The
holiday season is upon us. And so is the
29th annual PNC Christmas Price Index!
The
annual survey conducted by PNC Wealth Management tracks the cost of the items gifted
by the True Love in the classic carol “The Twelve Days of Christmas” - from a partridge
in a pear tree to 12 drummers drumming.
The
cost for 2012 is $25,431.18, up $1,168.00, or 4.8%, from 2011.
The
biggest price increase on the list is the 6 geese-a-laying, which jumped 29.6%,
from $162.00 to $210.00. Half of the
animal prices showed double-digit increases, the other 2 in the teens, and half
remained unchanged.

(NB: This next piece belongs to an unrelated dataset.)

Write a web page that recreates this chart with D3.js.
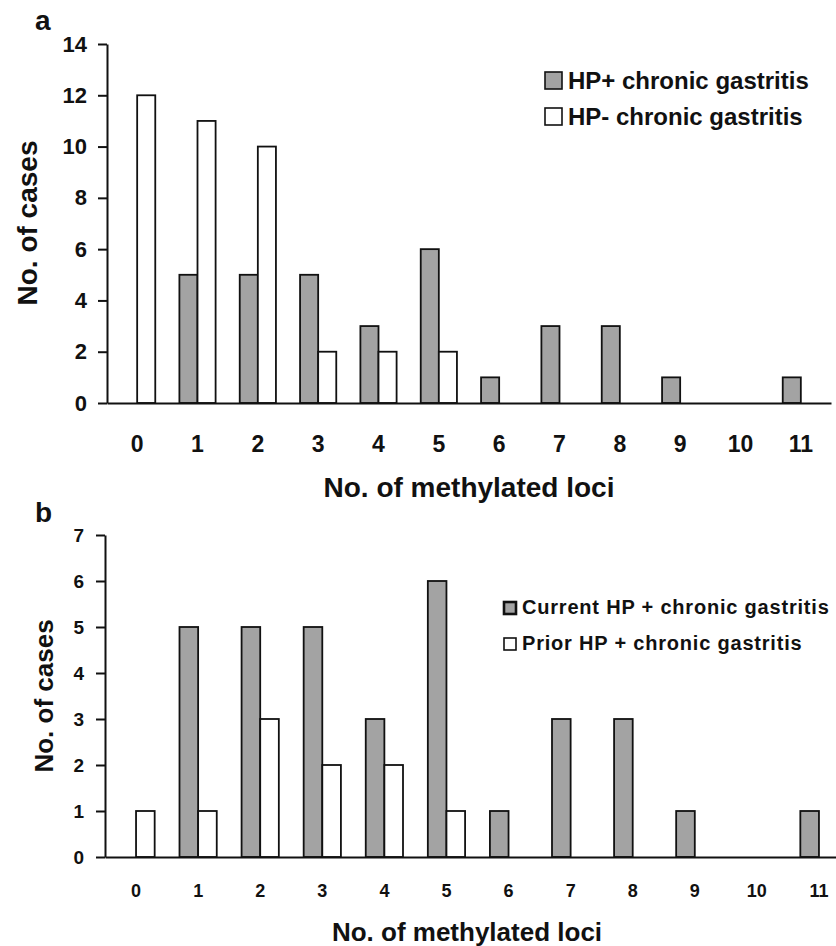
<!DOCTYPE html>
<html>
<head>
<meta charset="utf-8">
<script src="https://cdn.jsdelivr.net/npm/d3@7"></script>
<style>
  body { margin: 0; background: #fff; }
  svg text { font-family: "Liberation Sans", Arial, sans-serif; font-weight: bold; fill: #111; }
</style>
</head>
<body>
<div id="chart"></div>
<script>
// ---- data ----
const loci = ['0','1','2','3','4','5','6','7','8','9','10','11'];
// panel a
const hpPos = [0, 5, 5, 5, 3, 6, 1, 3, 3, 1, 0, 1];
const hpNeg = [12, 11, 10, 2, 2, 2, 0, 0, 0, 0, 0, 0];
const yTicksA = [0, 2, 4, 6, 8, 10, 12, 14];
// panel b
const currentHp = [0, 5, 5, 5, 3, 6, 1, 3, 3, 1, 0, 1];
const priorHp = [1, 1, 3, 2, 2, 1, 0, 0, 0, 0, 0, 0];
const yTicksB = [0, 1, 2, 3, 4, 5, 6, 7];

const GRAY = '#a3a3a3';
const W = 836, H = 946;

const svg = d3.select('#chart').append('svg')
    .attr('width', W)
    .attr('height', H);

function drawPanel(cfg) {
    const g = svg.append('g');
    const x = d3.scaleBand().domain(loci).range(cfg.xRange).paddingInner(0).paddingOuter(0);
    const y = d3.scaleLinear().domain([0, cfg.yMax]).range([cfg.y0, cfg.yTop]);
    const bw = x.bandwidth() * 0.3;

    // bars: gray left of centre, white right of centre
    const series = [
        { vals: cfg.s1, fill: GRAY, off: -bw },
        { vals: cfg.s2, fill: '#fff', off: 0 }
    ];
    series.forEach(s => {
        g.append('g').selectAll('rect')
            .data(loci.map((c, i) => ({ c, v: s.vals[i] })).filter(d => d.v > 0))
            .enter().append('rect')
            .attr('x', d => x(d.c) + x.bandwidth() / 2 + s.off)
            .attr('y', d => y(d.v))
            .attr('width', bw)
            .attr('height', d => y(0) - y(d.v))
            .attr('fill', s.fill)
            .attr('stroke', '#111')
            .attr('stroke-width', 1.8);
    });

    // y axis
    const ya = g.append('g')
        .attr('transform', `translate(${cfg.xRange[0]},0)`)
        .call(d3.axisLeft(y).tickValues(cfg.yTicks).tickFormat(d3.format('d'))
            .tickSize(9).tickSizeOuter(0).tickPadding(cfg.yPad));
    ya.selectAll('text').style('font-size', cfg.yFont + 'px');
    ya.selectAll('line, path').attr('stroke', '#111').attr('stroke-width', 2);

    // x axis
    const xa = g.append('g')
        .attr('transform', `translate(0,${cfg.y0})`)
        .call(d3.axisBottom(x).tickSize(0).tickSizeOuter(0).tickPadding(cfg.xPad));
    xa.selectAll('text').style('font-size', cfg.xFont + 'px');
    xa.select('.domain').attr('stroke', '#111').attr('stroke-width', 2);

    // titles
    g.append('text')
        .attr('x', cfg.xTitle[0]).attr('y', cfg.xTitle[1])
        .attr('text-anchor', 'middle')
        .style('font-size', cfg.titleFont + 'px')
        .text('No. of methylated loci');
    g.append('text')
        .attr('transform', `translate(${cfg.yTitle[0]},${cfg.yTitle[1]}) rotate(-90)`)
        .attr('text-anchor', 'middle')
        .style('font-size', cfg.titleFont + 'px')
        .text('No. of cases');
    g.append('text')
        .attr('x', cfg.letter[0]).attr('y', cfg.letter[1])
        .style('font-size', '28px')
        .text(cfg.letterText);

    // legend
    const lg = g.append('g');
    cfg.legend.forEach((item, i) => {
        const ly = cfg.legPos[1] + i * 36;
        lg.append('rect')
            .attr('x', cfg.legPos[0]).attr('y', ly - cfg.legBox)
            .attr('width', cfg.legBox).attr('height', cfg.legBox)
            .attr('fill', i === 0 ? GRAY : '#fff')
            .attr('stroke', '#111')
            .attr('stroke-width', i === 0 ? cfg.legStroke : 1.6);
        lg.append('text')
            .attr('x', cfg.legPos[0] + cfg.legBox + 6).attr('y', ly)
            .style('font-size', cfg.legFont + 'px')
            .style('letter-spacing', cfg.legSpacing + 'px')
            .text(item);
    });
}

drawPanel({
    s1: hpPos, s2: hpNeg, yMax: 14, yTicks: yTicksA,
    xRange: [107, 831], y0: 403, yTop: 44,
    yPad: 11, yFont: 22, xPad: 33, xFont: 23,
    titleFont: 28, xTitle: [469, 497], yTitle: [37, 223],
    letter: [35, 30], letterText: 'a',
    legend: ['HP+ chronic gastritis', 'HP- chronic gastritis'],
    legPos: [545, 89], legBox: 17, legFont: 24, legSpacing: 0, legStroke: 1.6
});

drawPanel({
    s1: currentHp, s2: priorHp, yMax: 7, yTicks: yTicksB,
    xRange: [105, 850], y0: 857, yTop: 535,
    yPad: 12, yFont: 19, xPad: 27, xFont: 18,
    titleFont: 26, xTitle: [467, 941], yTitle: [53, 696],
    letter: [35, 522], letterText: 'b',
    legend: ['Current HP + chronic gastritis', 'Prior HP + chronic gastritis'],
    legPos: [504, 614], legBox: 12, legFont: 20, legSpacing: 0.8, legStroke: 2.6
});
</script>
</body>
</html>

While the cost of the
partridge was the same as last year, the price of the pear tree in which the
partridge sits was up 11.8%. The only
other double-digit increase was for the 5 gold rings, up 16.3%.
On
the labor front - although the performer’s union has usually done better for its
members than the musician’s union, with the dancers and leapers earning
substantially more than the pipers and drummers, this year there was no change
in the price of the dancers or leapers.
But the musician’s union was able to get their members a 5.5% pay raise. The poor milking maids, considered “unskilled
labor”, are paid the minimum wage, which did not go up in 2012.
As
a point of information, each dancing lady gets $699.34 while a milking maid
gets only $7.25 (the musicians each get slightly over $230.00). At $58.00, the 8 maids-a-milking is the least
expensive item on the list (if you could the partridge and pear tree combined). On the other end the swan is the most
expensive item at $1,000 each.
PNC
also calculates the “True Cost of Christmas”, which is the total cost of all
364 gifts from repeat giving in each verse of the song. For 2012 this is $107,300.24, up $6,180.40 or
6.1% from last year.
And
it also determines the price of the items if purchased over the internet, which,
at $40,439.53, is $15,008.35 more than the base CPI. However, the increase in cyber prices from
2011 to 2012 is only $579.47, or 1.5%.
PNC
Wealth Management tells us –
“In general, Internet prices are higher than
their non-Internet counterparts because of premium shipping costs for birds and
the convenience factor of shopping online.”
So
it does pay to stand on line on Black Friday instead of ordering from the
convenience of your home on Cyber Monday.
Since I no longer exchange gifts, I do not have to do either!